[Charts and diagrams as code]

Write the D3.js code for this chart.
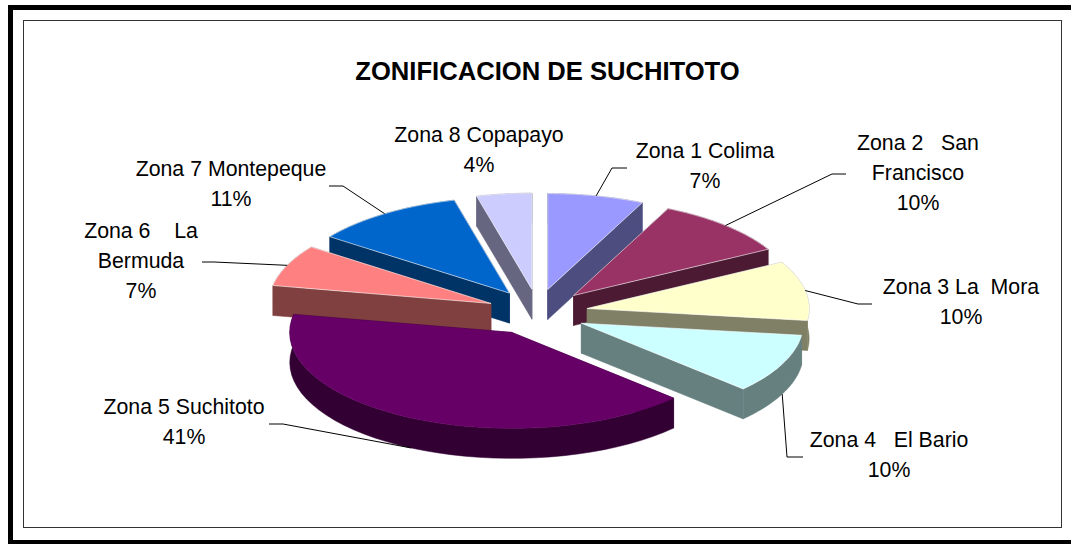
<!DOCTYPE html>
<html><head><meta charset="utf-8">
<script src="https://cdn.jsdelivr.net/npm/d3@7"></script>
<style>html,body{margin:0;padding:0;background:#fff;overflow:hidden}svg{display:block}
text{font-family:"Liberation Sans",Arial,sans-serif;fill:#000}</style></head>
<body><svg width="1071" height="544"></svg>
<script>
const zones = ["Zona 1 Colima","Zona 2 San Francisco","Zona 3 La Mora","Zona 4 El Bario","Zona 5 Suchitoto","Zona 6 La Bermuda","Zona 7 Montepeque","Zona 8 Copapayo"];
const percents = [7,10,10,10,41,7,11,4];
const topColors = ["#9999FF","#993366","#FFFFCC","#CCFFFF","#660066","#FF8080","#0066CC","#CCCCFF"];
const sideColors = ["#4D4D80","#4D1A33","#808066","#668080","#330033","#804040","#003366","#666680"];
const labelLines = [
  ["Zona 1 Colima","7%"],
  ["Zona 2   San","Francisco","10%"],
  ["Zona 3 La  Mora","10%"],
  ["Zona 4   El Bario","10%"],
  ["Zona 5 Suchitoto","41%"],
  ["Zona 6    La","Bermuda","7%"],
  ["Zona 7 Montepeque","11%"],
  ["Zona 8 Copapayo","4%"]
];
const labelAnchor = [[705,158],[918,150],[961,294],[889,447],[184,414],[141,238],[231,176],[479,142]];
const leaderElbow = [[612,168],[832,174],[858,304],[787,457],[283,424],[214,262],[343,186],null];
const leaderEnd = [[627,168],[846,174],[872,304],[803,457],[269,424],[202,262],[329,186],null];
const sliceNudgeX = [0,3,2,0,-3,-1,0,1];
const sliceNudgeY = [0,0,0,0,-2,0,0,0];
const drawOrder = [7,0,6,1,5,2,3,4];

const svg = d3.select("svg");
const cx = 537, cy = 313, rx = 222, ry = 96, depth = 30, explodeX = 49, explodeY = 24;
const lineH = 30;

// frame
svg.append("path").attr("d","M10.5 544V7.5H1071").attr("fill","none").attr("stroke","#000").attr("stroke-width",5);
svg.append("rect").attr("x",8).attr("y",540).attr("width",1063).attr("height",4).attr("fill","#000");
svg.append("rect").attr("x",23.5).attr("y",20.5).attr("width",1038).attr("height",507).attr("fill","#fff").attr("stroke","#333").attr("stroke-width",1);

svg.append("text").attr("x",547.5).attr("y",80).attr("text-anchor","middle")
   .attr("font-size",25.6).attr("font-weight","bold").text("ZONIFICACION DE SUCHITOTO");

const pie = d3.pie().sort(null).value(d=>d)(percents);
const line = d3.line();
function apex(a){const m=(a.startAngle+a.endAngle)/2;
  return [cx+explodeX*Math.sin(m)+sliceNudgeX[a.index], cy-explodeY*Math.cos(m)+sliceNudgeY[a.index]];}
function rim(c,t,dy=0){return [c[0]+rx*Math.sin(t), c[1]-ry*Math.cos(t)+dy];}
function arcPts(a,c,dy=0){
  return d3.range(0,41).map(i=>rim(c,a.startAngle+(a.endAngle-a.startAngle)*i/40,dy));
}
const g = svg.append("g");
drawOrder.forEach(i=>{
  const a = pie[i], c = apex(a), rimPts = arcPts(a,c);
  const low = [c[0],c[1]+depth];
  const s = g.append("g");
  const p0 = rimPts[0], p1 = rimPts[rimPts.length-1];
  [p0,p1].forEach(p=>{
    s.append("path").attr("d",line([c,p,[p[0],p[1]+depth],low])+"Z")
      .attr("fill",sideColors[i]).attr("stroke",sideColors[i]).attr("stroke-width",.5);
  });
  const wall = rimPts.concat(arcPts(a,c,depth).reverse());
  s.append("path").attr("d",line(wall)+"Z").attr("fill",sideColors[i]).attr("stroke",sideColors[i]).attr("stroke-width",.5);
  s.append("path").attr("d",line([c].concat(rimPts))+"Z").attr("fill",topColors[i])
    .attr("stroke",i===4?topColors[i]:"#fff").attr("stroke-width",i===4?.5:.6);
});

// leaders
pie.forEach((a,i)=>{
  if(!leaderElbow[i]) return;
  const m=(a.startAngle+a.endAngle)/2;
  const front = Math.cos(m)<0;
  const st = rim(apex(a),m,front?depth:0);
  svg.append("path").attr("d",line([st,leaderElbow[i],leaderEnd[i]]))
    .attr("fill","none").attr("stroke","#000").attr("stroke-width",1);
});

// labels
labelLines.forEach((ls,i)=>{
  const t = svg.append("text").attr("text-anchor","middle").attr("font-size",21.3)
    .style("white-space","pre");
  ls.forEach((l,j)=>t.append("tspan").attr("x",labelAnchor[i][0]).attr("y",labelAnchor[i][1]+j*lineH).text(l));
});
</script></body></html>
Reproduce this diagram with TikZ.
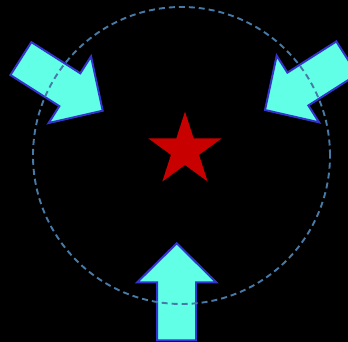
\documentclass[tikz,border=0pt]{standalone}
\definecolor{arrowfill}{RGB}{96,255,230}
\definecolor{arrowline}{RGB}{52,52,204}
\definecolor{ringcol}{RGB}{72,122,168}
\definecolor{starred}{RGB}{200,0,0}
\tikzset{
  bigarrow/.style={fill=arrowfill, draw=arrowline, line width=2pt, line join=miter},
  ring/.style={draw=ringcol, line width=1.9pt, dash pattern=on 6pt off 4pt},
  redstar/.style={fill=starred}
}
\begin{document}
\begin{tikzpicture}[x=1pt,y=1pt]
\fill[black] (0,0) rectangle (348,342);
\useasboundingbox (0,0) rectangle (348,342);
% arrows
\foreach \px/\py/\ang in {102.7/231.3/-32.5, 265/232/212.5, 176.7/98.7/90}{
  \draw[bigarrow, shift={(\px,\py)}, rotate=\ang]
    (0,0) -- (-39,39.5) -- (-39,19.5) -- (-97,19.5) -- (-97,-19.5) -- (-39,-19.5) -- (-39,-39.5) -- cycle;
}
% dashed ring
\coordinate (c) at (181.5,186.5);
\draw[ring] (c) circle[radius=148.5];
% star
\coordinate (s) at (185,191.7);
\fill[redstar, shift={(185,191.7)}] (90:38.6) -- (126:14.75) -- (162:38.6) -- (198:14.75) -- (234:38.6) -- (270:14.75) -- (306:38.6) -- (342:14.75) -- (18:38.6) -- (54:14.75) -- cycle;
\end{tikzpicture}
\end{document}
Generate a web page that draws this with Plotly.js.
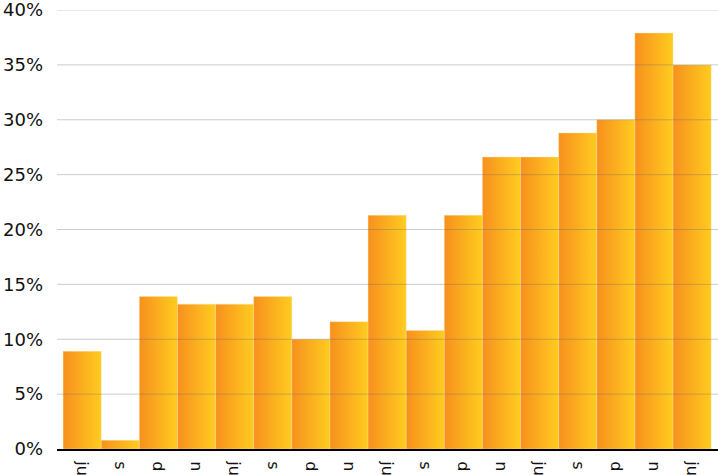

» **Exercise goal**: Everything from the line with "Reproduce this diagram with TikZ." through the end of the records above, and nothing else, is to be quoted exactly; please leave the pictures out.

» **Full output**:
Reproduce this diagram with TikZ.
\documentclass[tikz,border=0pt]{standalone}
\definecolor{arrowfill}{RGB}{96,255,230}
\definecolor{arrowline}{RGB}{52,52,204}
\definecolor{ringcol}{RGB}{72,122,168}
\definecolor{starred}{RGB}{200,0,0}
\tikzset{
  bigarrow/.style={fill=arrowfill, draw=arrowline, line width=2pt, line join=miter},
  ring/.style={draw=ringcol, line width=1.9pt, dash pattern=on 6pt off 4pt},
  redstar/.style={fill=starred}
}
\begin{document}
\begin{tikzpicture}[x=1pt,y=1pt]
\fill[black] (0,0) rectangle (348,342);
\useasboundingbox (0,0) rectangle (348,342);
% arrows
\foreach \px/\py/\ang in {102.7/231.3/-32.5, 265/232/212.5, 176.7/98.7/90}{
  \draw[bigarrow, shift={(\px,\py)}, rotate=\ang]
    (0,0) -- (-39,39.5) -- (-39,19.5) -- (-97,19.5) -- (-97,-19.5) -- (-39,-19.5) -- (-39,-39.5) -- cycle;
}
% dashed ring
\coordinate (c) at (181.5,186.5);
\draw[ring] (c) circle[radius=148.5];
% star
\coordinate (s) at (185,191.7);
\fill[redstar, shift={(185,191.7)}] (90:38.6) -- (126:14.75) -- (162:38.6) -- (198:14.75) -- (234:38.6) -- (270:14.75) -- (306:38.6) -- (342:14.75) -- (18:38.6) -- (54:14.75) -- cycle;
\end{tikzpicture}
\end{document}
Generate a web page that draws this with Plotly.js.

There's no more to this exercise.